Читателю, желающему знать, куда я ехал и почему так опасался дождя, да будет известно, что я спешил на крестины к знакомому мне помещику, жившему от меня верстах в семидесяти. Дней за пять перед тем он сам приезжал звать меня в крестные отцы родившемуся у него первому ребенку, и я принужден был принять его приглашение, хотя в то время очень был занят важными для меня делами и потому внутренне сожалел, что выбор его пал на меня. Крестины, по особенному случаю, назначены были часу в восьмом утра, тотчас после ранней обедни, и мне непременно должно было прибыть туда накануне. Село приятеля моего находилось немного в стороне от столбовой Черниговской дороги, и я расчел, что для выигрышу времени мне выгоднее ехать на почтовых, нежели на своих, хотя таким образом делал я кругу более двадцати верст. «Станции в Малороссии теперь довольно исправны, — думал я, — и лошади везде хорошие; и так я легко могу совершить путь свой до сумерек!» В тот день погода была прекрасная, и я, завернувшись от пыли в шинель, сел в коляску и пустился в дорогу.

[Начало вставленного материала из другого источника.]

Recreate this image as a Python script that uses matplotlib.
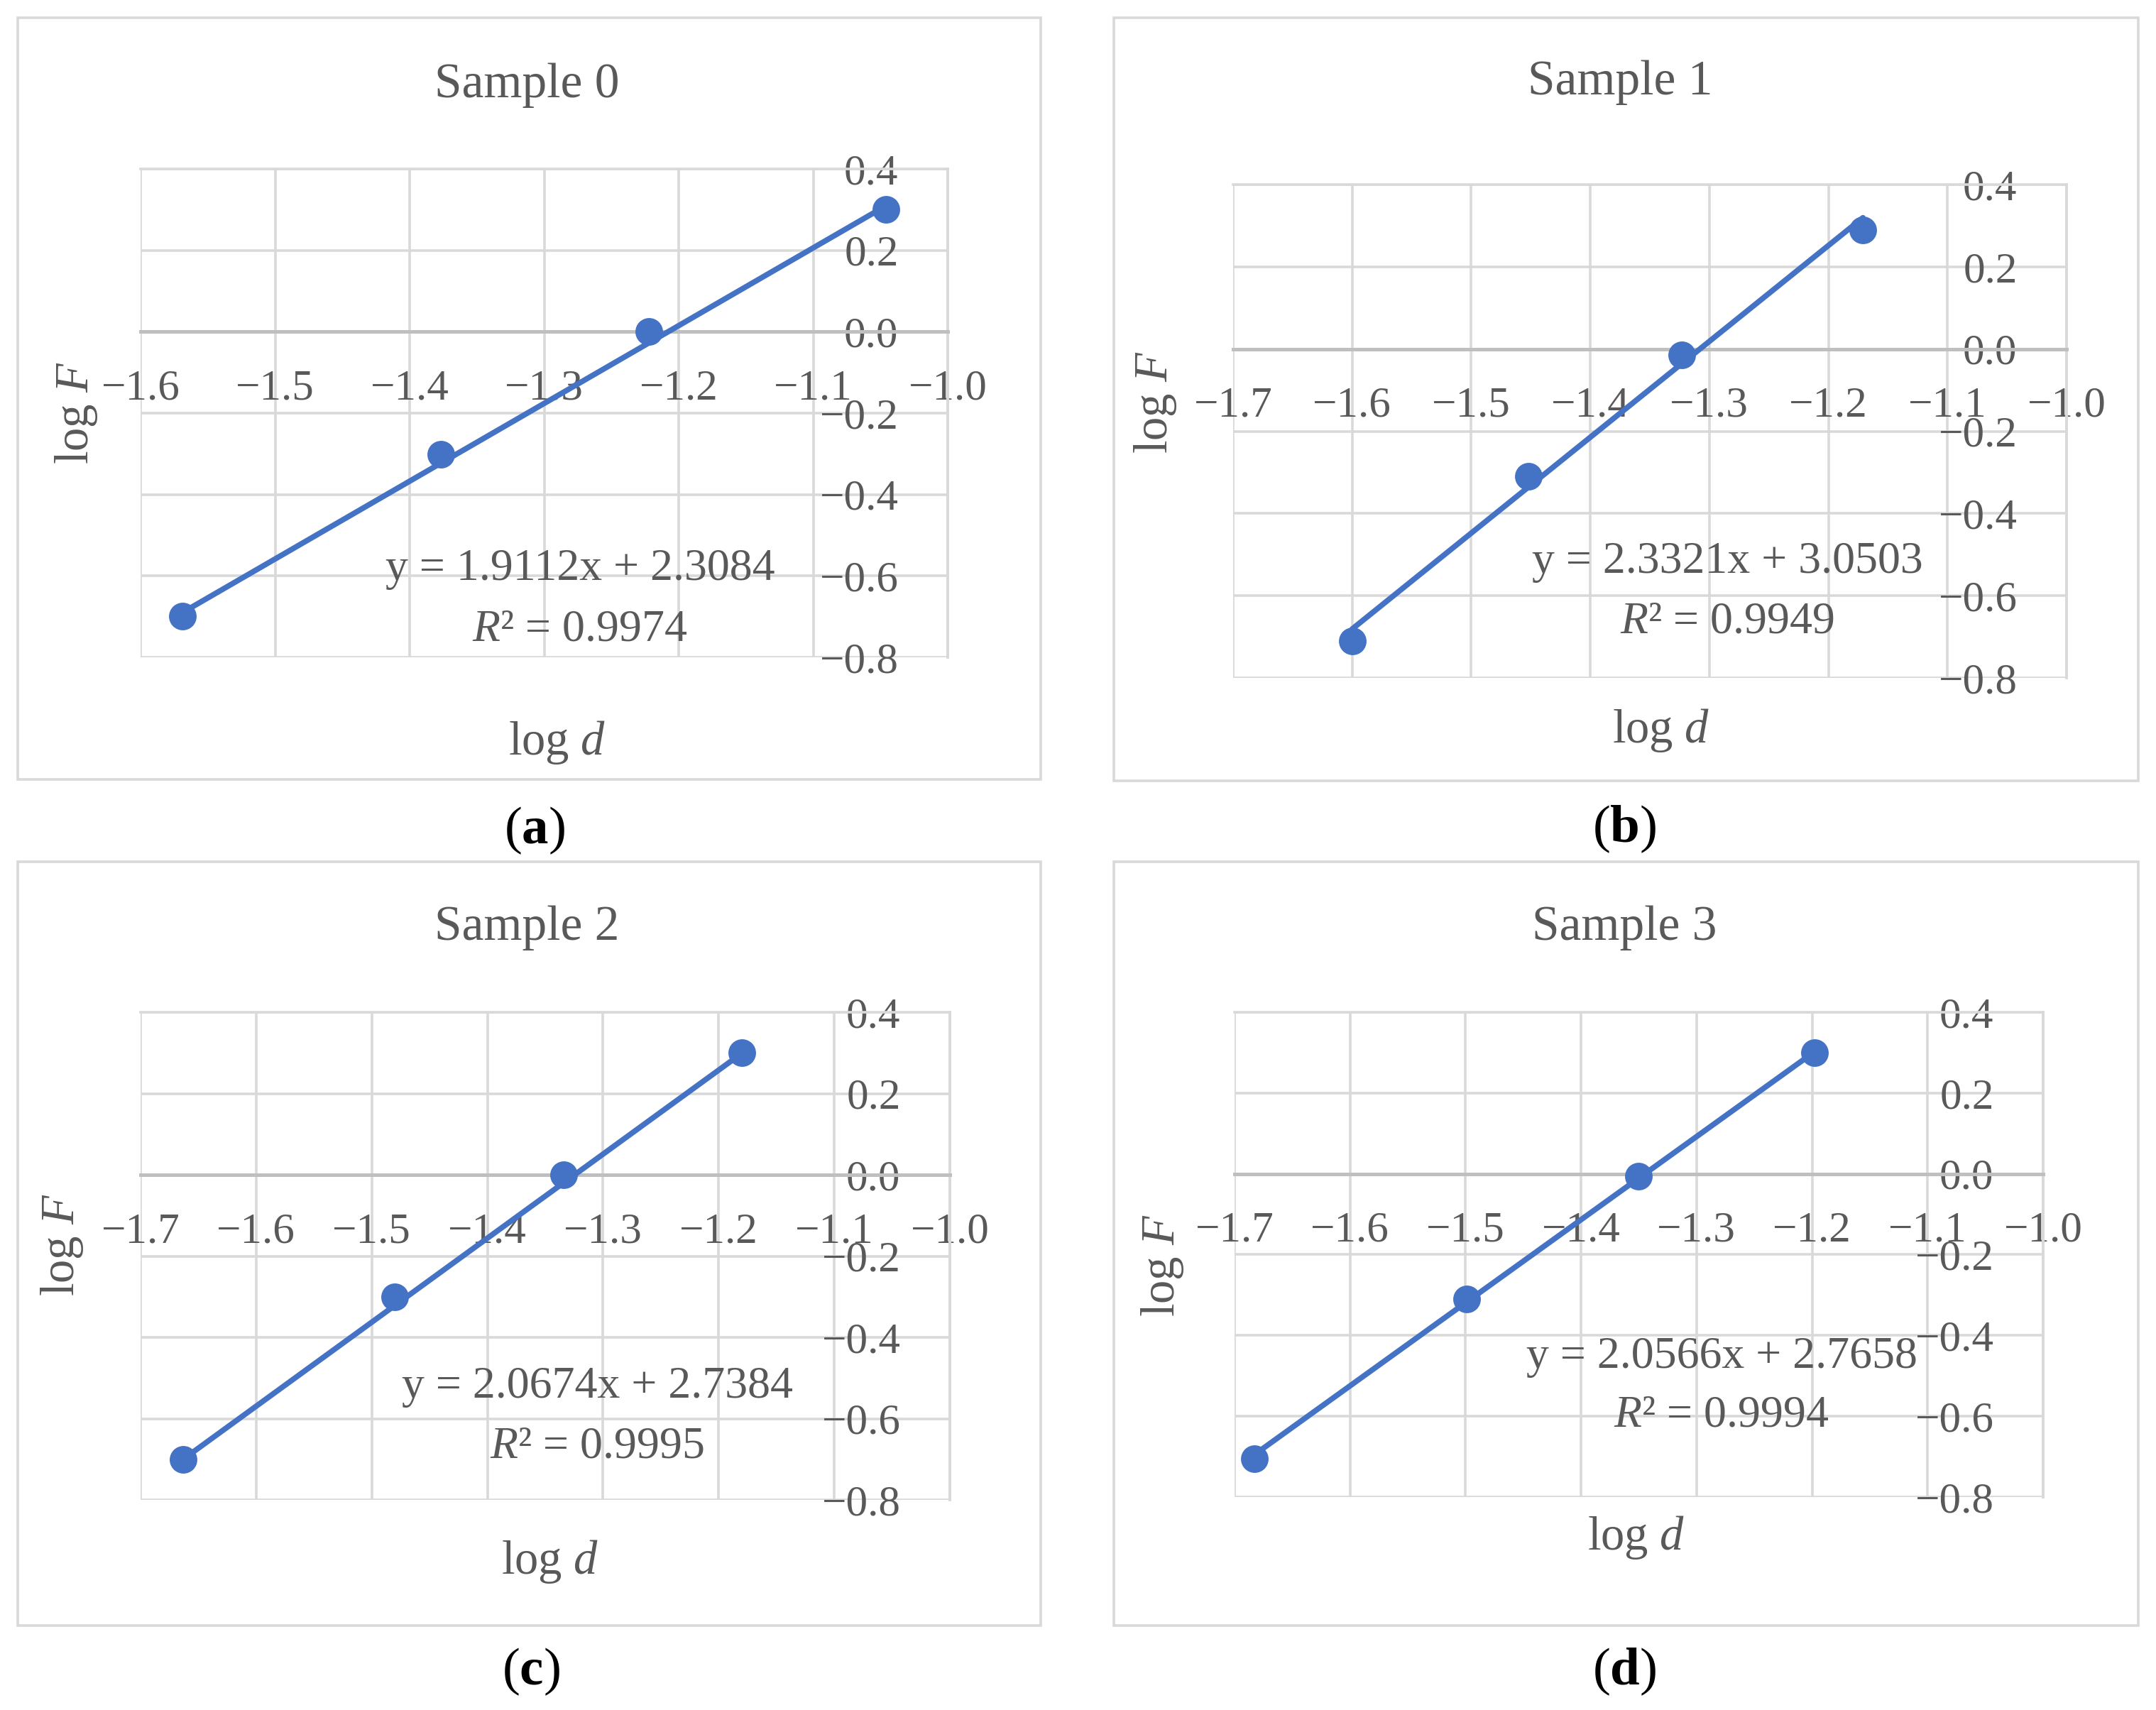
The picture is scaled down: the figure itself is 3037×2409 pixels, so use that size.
import matplotlib
matplotlib.use("Agg")
import matplotlib.pyplot as plt
import numpy as np
from matplotlib.patches import Rectangle

# data
titles = ["Sample 0", "Sample 1", "Sample 2", "Sample 3"]
panel_tags = ["a", "b", "c", "d"]
log_d = [
    [-1.569, -1.377, -1.222, -1.046],
    [-1.600, -1.452, -1.323, -1.171],
    [-1.663, -1.480, -1.334, -1.180],
    [-1.683, -1.499, -1.350, -1.198],
]
log_F = [
    [-0.699, -0.301, 0.000, 0.301],
    [-0.710, -0.310, -0.015, 0.290],
    [-0.700, -0.300, 0.000, 0.300],
    [-0.705, -0.310, -0.005, 0.300],
]
slopes = [1.9112, 2.3321, 2.0674, 2.0566]
intercepts = [2.3084, 3.0503, 2.7384, 2.7658]
r2 = [0.9974, 0.9949, 0.9995, 0.9994]
x_mins = [-1.6, -1.7, -1.7, -1.7]
y_ticks = [-0.8, -0.6, -0.4, -0.2, 0.0, 0.2, 0.4]

# layout in pixels of the 3037x2409 picture
W, H = 3037, 2409
frames = [(25, 25, 1466, 1098), (1569, 25, 3012, 1100),
          (25, 1214, 1466, 2290), (1569, 1214, 3012, 2290)]
plot_boxes = [(198, 238, 1335, 926), (1737, 260, 2911, 955),
              (198, 1426, 1338, 2113), (1739, 1426, 2878, 2109)]
title_pos = [(742, 120), (2282, 116), (742, 1307), (2288, 1307)]
xlabel_pos = [(785, 1046), (2340, 1029), (775, 2200), (2305, 2166)]
ylabel_pos = [(107, 581), (1627, 566), (87, 1753), (1637, 1782)]
tag_pos = [(753, 1170), (2288, 1168), (748, 2355), (2288, 2355)]
eq_pos = [(817, 802), (2433, 792), (841, 1954), (2425, 1912)]
r2_pos = [(817, 887), (2433, 877), (841, 2038), (2425, 1995)]

BLUE = "#4472C4"
TXT = "#595959"
GRID = "#d9d9d9"
FONT = "Liberation Serif"

plt.rcParams["font.family"] = [FONT, "DejaVu Serif"]
plt.rcParams["mathtext.fontset"] = "custom"
plt.rcParams["mathtext.rm"] = FONT
plt.rcParams["mathtext.it"] = FONT + ":italic"
plt.rcParams["mathtext.bf"] = FONT + ":bold"

DPI = 200
fig = plt.figure(figsize=(W / DPI, H / DPI), dpi=DPI)


def fx(px):
    return px / W


def fy(py):
    return 1 - py / H


for i in range(4):
    # chart border
    x0, y0, x1, y1 = frames[i]
    fig.patches.append(Rectangle((fx(x0), fy(y1)), fx(x1 - x0), (y1 - y0) / H,
                                 transform=fig.transFigure, fill=False,
                                 edgecolor=GRID, linewidth=1.3))

    px0, py0, px1, py1 = plot_boxes[i]
    ax = fig.add_axes([fx(px0), fy(py1), fx(px1 - px0), (py1 - py0) / H])
    ax.set_xlim(x_mins[i], -1.0)
    ax.set_ylim(-0.8, 0.4)
    xt = np.round(np.arange(x_mins[i], -0.999, 0.1), 1)
    ax.set_xticks(xt)
    ax.set_yticks(y_ticks)
    ax.set_xticklabels([f"{v:.1f}".replace("-", "\u2212") for v in xt])
    ax.set_yticklabels([f"{v:.1f}".replace("-", "\u2212") for v in y_ticks])
    ax.grid(True, color=GRID, linewidth=1.3)
    ax.set_axisbelow(True)

    # Excel style: vertical axis at x = -1.0, horizontal axis at y = 0
    ax.spines["left"].set_position(("data", -1.0))
    ax.spines["bottom"].set_position(("data", 0.0))
    ax.spines["left"].set_color(GRID)
    ax.spines["left"].set_linewidth(1.3)
    ax.spines["bottom"].set_color("#bfbfbf")
    ax.spines["bottom"].set_linewidth(1.8)
    for s in ["top", "right"]:
        ax.spines[s].set_color(GRID)
        ax.spines[s].set_linewidth(1.3)
    ax.tick_params(axis="y", length=0, pad=25, labelsize=22, labelcolor=TXT)
    ax.tick_params(axis="x", length=0, pad=19, labelsize=22, labelcolor=TXT)
    for lab in ax.get_xticklabels() + ax.get_yticklabels():
        lab.set_clip_on(False)

    # trend line over the data range, then markers
    xs = np.array(log_d[i])
    line_x = np.array([xs.min(), xs.max()])
    ax.plot(line_x, slopes[i] * line_x + intercepts[i], color=BLUE,
            linewidth=2.8, solid_capstyle="round", zorder=3, clip_on=False)
    ax.plot(log_d[i], log_F[i], linestyle="none", marker="o", markersize=13,
            color=BLUE, zorder=4, clip_on=False)

    fig.text(fx(eq_pos[i][0]), fy(eq_pos[i][1]),
             f"y = {slopes[i]:.4f}x + {intercepts[i]:.4f}",
             ha="center", va="center", fontsize=23, color=TXT)
    fig.text(fx(r2_pos[i][0]), fy(r2_pos[i][1]),
             f"$R$\u00b2 = {r2[i]:.4f}",
             ha="center", va="center", fontsize=23, color=TXT)

    fig.text(fx(title_pos[i][0]), fy(title_pos[i][1]), titles[i],
             ha="center", va="center", fontsize=25, color=TXT)
    fig.text(fx(xlabel_pos[i][0]), fy(xlabel_pos[i][1]), "log $d$",
             ha="center", va="center", fontsize=24, color=TXT)
    fig.text(fx(ylabel_pos[i][0]), fy(ylabel_pos[i][1]), "log $F$",
             ha="center", va="center", fontsize=24, color=TXT, rotation=90)
    fig.text(fx(tag_pos[i][0]), fy(tag_pos[i][1]),
             "($\\mathbf{" + panel_tags[i] + "}$)",
             ha="center", va="center", fontsize=27, color="black")

fig.savefig("out.png", dpi=DPI, facecolor="white")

«Человек предполагает, а Бог располагает!» — говорит пословица, справедливость которой я узнал тут на опыте. Не успел я проехать и половины дороги, как поднялся ветер и в скором времени нагнал множество дождевых туч. Лошади попадались мне везде только что возвратившиеся с гону, и хотя на каждой станции, к утешению моему, предсказывали мне, что на следующей я найду коней свижых, но предсказания эти, к несчастию, не сбывались: лошади везде равно были утомлены от случившихся в то время частых разъездов курьеров и фельдъегерей. Наконец на предпоследней станции мне решительно объявили, что лошадей нет вовсе, — кроме одной курьерской тройки, которую дать мне было невозможно. С нетерпением выскочил я из коляски и спросил записную тетрадь писаря, чтоб удостовериться, что меня не обманывают. В Малороссии не на всех станциях есть казенные смотрители. Усастый, тучный украинец, не отвечая мне ни слова, покривил рот, почесал подбритую в кружок голову, медленными шагами вышел в другую комнату и минут через пять принес запачканный лист бумаги, вероятно служивший ему, между прочим, для упражнения в чистописании и на котором, кроме выписок из подорожних, нацарапано было так много постороннего, что надлежало иметь особенное искусство для извлечения из каллиграфического сего лабиринта того, что мне нужно было узнать.